Wherever the string "diagram" appears in the listing, copy that line.

THE RECORDS:
============
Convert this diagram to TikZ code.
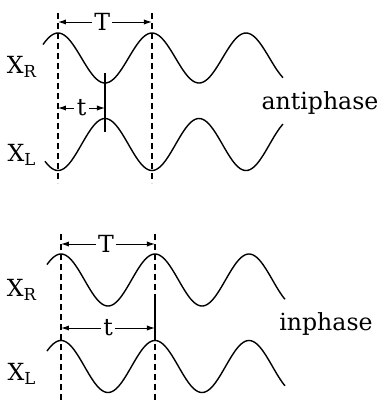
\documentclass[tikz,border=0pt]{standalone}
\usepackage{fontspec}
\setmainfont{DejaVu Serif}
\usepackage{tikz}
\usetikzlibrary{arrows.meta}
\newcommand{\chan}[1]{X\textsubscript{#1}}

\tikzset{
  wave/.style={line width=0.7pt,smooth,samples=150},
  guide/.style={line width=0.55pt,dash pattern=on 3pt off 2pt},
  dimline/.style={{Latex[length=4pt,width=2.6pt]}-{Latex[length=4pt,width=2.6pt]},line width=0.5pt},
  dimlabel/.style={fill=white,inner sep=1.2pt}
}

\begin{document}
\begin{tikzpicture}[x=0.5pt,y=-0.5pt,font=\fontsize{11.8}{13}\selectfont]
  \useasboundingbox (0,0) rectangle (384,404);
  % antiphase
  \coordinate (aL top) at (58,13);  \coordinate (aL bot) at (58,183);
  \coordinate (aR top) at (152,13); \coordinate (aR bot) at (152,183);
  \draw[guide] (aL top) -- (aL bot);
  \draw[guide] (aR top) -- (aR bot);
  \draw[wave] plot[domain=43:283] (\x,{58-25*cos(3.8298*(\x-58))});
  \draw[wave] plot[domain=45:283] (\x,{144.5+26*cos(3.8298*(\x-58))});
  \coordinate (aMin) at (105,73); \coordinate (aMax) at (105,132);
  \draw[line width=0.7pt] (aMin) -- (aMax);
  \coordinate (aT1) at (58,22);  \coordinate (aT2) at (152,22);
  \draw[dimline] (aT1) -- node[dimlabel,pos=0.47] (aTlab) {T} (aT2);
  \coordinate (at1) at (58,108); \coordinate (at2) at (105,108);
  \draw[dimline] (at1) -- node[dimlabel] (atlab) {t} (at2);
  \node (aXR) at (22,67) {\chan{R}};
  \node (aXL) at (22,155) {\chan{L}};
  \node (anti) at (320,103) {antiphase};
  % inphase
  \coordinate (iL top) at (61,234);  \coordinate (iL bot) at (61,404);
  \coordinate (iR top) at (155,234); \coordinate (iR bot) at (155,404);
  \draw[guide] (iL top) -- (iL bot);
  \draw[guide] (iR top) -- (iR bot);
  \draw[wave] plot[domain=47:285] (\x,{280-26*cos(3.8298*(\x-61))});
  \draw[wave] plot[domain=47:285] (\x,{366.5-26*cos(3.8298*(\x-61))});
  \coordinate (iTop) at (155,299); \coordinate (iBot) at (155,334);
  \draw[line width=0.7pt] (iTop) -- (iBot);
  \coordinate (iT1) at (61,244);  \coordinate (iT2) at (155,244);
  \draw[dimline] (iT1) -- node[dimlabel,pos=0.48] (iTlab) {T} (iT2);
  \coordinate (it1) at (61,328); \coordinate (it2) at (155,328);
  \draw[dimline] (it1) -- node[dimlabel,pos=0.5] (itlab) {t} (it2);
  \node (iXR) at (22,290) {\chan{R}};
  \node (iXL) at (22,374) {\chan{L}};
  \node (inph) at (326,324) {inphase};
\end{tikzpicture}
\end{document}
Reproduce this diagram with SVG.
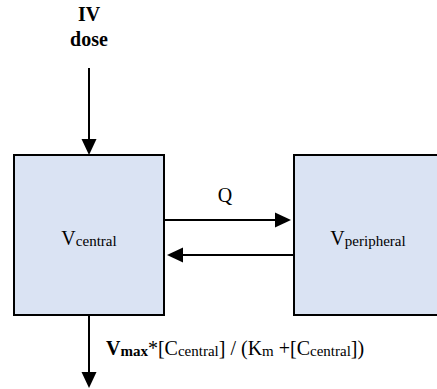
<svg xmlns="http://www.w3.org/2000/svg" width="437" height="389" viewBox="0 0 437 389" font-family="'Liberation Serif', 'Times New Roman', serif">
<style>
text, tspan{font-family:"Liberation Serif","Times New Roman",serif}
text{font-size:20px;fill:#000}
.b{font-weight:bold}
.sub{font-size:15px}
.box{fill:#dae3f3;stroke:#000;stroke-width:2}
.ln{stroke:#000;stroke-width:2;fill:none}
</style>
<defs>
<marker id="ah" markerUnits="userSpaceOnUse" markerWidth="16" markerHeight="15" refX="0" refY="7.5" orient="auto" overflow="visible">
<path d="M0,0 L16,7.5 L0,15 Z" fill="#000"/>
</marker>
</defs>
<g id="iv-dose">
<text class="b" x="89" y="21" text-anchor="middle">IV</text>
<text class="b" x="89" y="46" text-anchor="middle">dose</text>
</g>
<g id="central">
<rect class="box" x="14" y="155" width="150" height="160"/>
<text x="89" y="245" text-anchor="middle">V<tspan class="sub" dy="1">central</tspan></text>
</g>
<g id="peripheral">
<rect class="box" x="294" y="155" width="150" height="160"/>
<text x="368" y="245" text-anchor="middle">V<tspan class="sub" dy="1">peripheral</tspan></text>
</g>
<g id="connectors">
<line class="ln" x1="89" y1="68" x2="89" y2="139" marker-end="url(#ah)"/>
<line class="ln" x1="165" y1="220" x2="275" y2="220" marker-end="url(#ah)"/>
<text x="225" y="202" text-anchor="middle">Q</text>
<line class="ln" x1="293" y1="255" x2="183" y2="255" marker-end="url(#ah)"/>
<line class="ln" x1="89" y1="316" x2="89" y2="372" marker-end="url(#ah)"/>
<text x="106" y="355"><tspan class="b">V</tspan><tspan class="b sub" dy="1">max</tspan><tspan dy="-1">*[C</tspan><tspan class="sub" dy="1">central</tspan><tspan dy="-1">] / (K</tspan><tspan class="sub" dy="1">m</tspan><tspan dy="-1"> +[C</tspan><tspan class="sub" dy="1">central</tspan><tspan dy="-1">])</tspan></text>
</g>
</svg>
============
REPLY TO THE EXERCISE:
Convert this diagram to TikZ code.
Reproduce this diagram with SVG.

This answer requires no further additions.